▸ RECORDED INFORMATION:
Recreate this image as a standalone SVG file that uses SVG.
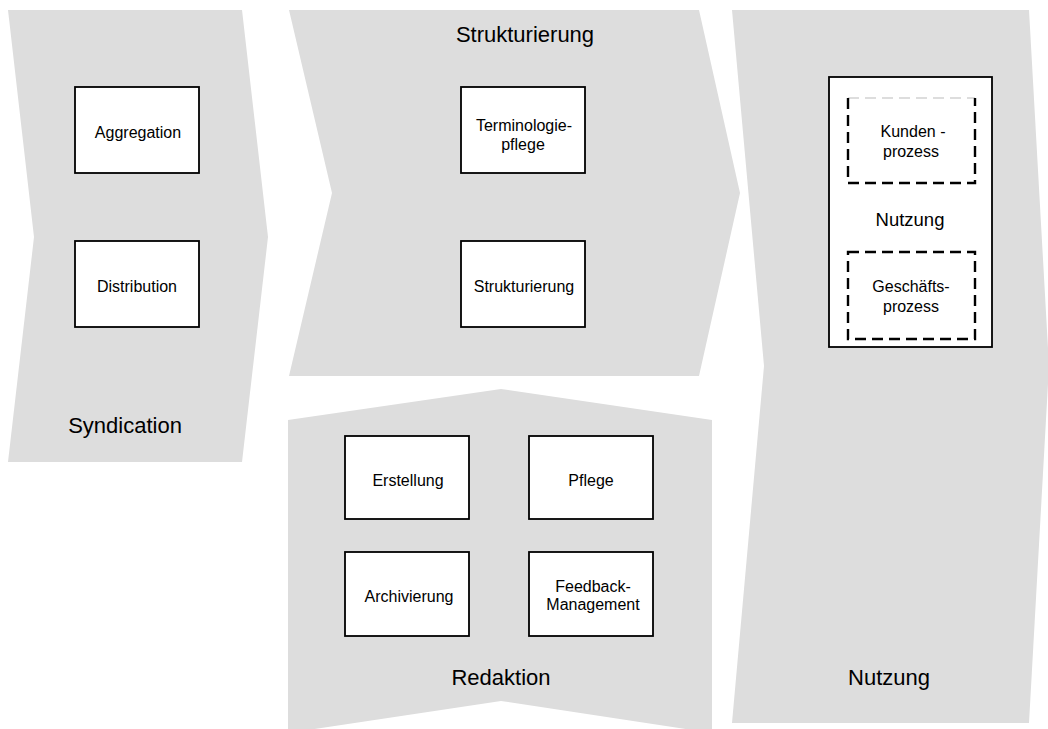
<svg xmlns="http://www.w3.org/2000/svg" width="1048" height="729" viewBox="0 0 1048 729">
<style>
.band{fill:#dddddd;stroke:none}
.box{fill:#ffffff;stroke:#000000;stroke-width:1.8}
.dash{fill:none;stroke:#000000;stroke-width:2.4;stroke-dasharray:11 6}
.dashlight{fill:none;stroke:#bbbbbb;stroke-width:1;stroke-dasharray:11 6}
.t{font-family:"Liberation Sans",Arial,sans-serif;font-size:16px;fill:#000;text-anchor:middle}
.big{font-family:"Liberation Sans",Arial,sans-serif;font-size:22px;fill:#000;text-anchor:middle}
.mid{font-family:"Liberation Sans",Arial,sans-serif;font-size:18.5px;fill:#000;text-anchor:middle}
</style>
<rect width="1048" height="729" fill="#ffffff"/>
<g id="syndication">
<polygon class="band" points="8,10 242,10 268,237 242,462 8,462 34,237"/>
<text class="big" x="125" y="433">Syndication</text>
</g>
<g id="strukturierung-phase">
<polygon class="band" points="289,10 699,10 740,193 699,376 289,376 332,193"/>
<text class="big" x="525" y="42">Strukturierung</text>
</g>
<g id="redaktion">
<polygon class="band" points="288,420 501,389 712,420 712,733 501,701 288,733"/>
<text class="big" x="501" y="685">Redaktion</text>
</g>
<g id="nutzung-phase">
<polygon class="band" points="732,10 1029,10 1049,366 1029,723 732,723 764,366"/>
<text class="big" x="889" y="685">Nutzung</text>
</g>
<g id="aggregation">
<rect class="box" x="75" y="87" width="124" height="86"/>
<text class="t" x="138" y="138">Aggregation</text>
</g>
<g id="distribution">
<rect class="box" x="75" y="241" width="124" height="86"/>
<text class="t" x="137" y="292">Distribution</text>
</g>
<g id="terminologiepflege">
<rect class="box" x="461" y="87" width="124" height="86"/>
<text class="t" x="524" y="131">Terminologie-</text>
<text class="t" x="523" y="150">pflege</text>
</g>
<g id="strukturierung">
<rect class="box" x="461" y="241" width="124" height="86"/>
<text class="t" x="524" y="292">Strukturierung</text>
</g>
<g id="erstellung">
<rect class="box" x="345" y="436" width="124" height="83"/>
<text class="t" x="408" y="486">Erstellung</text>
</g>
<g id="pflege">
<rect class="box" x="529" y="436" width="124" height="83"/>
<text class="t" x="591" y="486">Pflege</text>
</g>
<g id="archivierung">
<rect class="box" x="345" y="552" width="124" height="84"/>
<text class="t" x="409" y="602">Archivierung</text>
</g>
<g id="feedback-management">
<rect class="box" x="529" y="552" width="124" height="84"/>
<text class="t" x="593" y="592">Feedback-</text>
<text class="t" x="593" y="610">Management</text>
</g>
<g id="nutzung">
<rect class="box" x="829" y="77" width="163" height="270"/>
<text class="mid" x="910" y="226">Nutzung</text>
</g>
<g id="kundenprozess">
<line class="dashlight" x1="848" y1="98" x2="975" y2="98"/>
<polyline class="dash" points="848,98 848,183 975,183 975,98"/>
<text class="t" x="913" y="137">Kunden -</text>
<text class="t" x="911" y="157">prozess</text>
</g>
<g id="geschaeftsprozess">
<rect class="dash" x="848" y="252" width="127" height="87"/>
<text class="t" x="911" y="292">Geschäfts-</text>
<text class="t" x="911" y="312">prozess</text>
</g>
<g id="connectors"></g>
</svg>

▸ AIM: Your task is to repeat the data above exactly while excluding the pictures.

▸ RESPONSE FOR THIS EXERCISE:
Recreate this image as a standalone SVG file that uses SVG.
<svg xmlns="http://www.w3.org/2000/svg" width="1048" height="729" viewBox="0 0 1048 729">
<style>
.band{fill:#dddddd;stroke:none}
.box{fill:#ffffff;stroke:#000000;stroke-width:1.8}
.dash{fill:none;stroke:#000000;stroke-width:2.4;stroke-dasharray:11 6}
.dashlight{fill:none;stroke:#bbbbbb;stroke-width:1;stroke-dasharray:11 6}
.t{font-family:"Liberation Sans",Arial,sans-serif;font-size:16px;fill:#000;text-anchor:middle}
.big{font-family:"Liberation Sans",Arial,sans-serif;font-size:22px;fill:#000;text-anchor:middle}
.mid{font-family:"Liberation Sans",Arial,sans-serif;font-size:18.5px;fill:#000;text-anchor:middle}
</style>
<rect width="1048" height="729" fill="#ffffff"/>
<g id="syndication">
<polygon class="band" points="8,10 242,10 268,237 242,462 8,462 34,237"/>
<text class="big" x="125" y="433">Syndication</text>
</g>
<g id="strukturierung-phase">
<polygon class="band" points="289,10 699,10 740,193 699,376 289,376 332,193"/>
<text class="big" x="525" y="42">Strukturierung</text>
</g>
<g id="redaktion">
<polygon class="band" points="288,420 501,389 712,420 712,733 501,701 288,733"/>
<text class="big" x="501" y="685">Redaktion</text>
</g>
<g id="nutzung-phase">
<polygon class="band" points="732,10 1029,10 1049,366 1029,723 732,723 764,366"/>
<text class="big" x="889" y="685">Nutzung</text>
</g>
<g id="aggregation">
<rect class="box" x="75" y="87" width="124" height="86"/>
<text class="t" x="138" y="138">Aggregation</text>
</g>
<g id="distribution">
<rect class="box" x="75" y="241" width="124" height="86"/>
<text class="t" x="137" y="292">Distribution</text>
</g>
<g id="terminologiepflege">
<rect class="box" x="461" y="87" width="124" height="86"/>
<text class="t" x="524" y="131">Terminologie-</text>
<text class="t" x="523" y="150">pflege</text>
</g>
<g id="strukturierung">
<rect class="box" x="461" y="241" width="124" height="86"/>
<text class="t" x="524" y="292">Strukturierung</text>
</g>
<g id="erstellung">
<rect class="box" x="345" y="436" width="124" height="83"/>
<text class="t" x="408" y="486">Erstellung</text>
</g>
<g id="pflege">
<rect class="box" x="529" y="436" width="124" height="83"/>
<text class="t" x="591" y="486">Pflege</text>
</g>
<g id="archivierung">
<rect class="box" x="345" y="552" width="124" height="84"/>
<text class="t" x="409" y="602">Archivierung</text>
</g>
<g id="feedback-management">
<rect class="box" x="529" y="552" width="124" height="84"/>
<text class="t" x="593" y="592">Feedback-</text>
<text class="t" x="593" y="610">Management</text>
</g>
<g id="nutzung">
<rect class="box" x="829" y="77" width="163" height="270"/>
<text class="mid" x="910" y="226">Nutzung</text>
</g>
<g id="kundenprozess">
<line class="dashlight" x1="848" y1="98" x2="975" y2="98"/>
<polyline class="dash" points="848,98 848,183 975,183 975,98"/>
<text class="t" x="913" y="137">Kunden -</text>
<text class="t" x="911" y="157">prozess</text>
</g>
<g id="geschaeftsprozess">
<rect class="dash" x="848" y="252" width="127" height="87"/>
<text class="t" x="911" y="292">Geschäfts-</text>
<text class="t" x="911" y="312">prozess</text>
</g>
<g id="connectors"></g>
</svg>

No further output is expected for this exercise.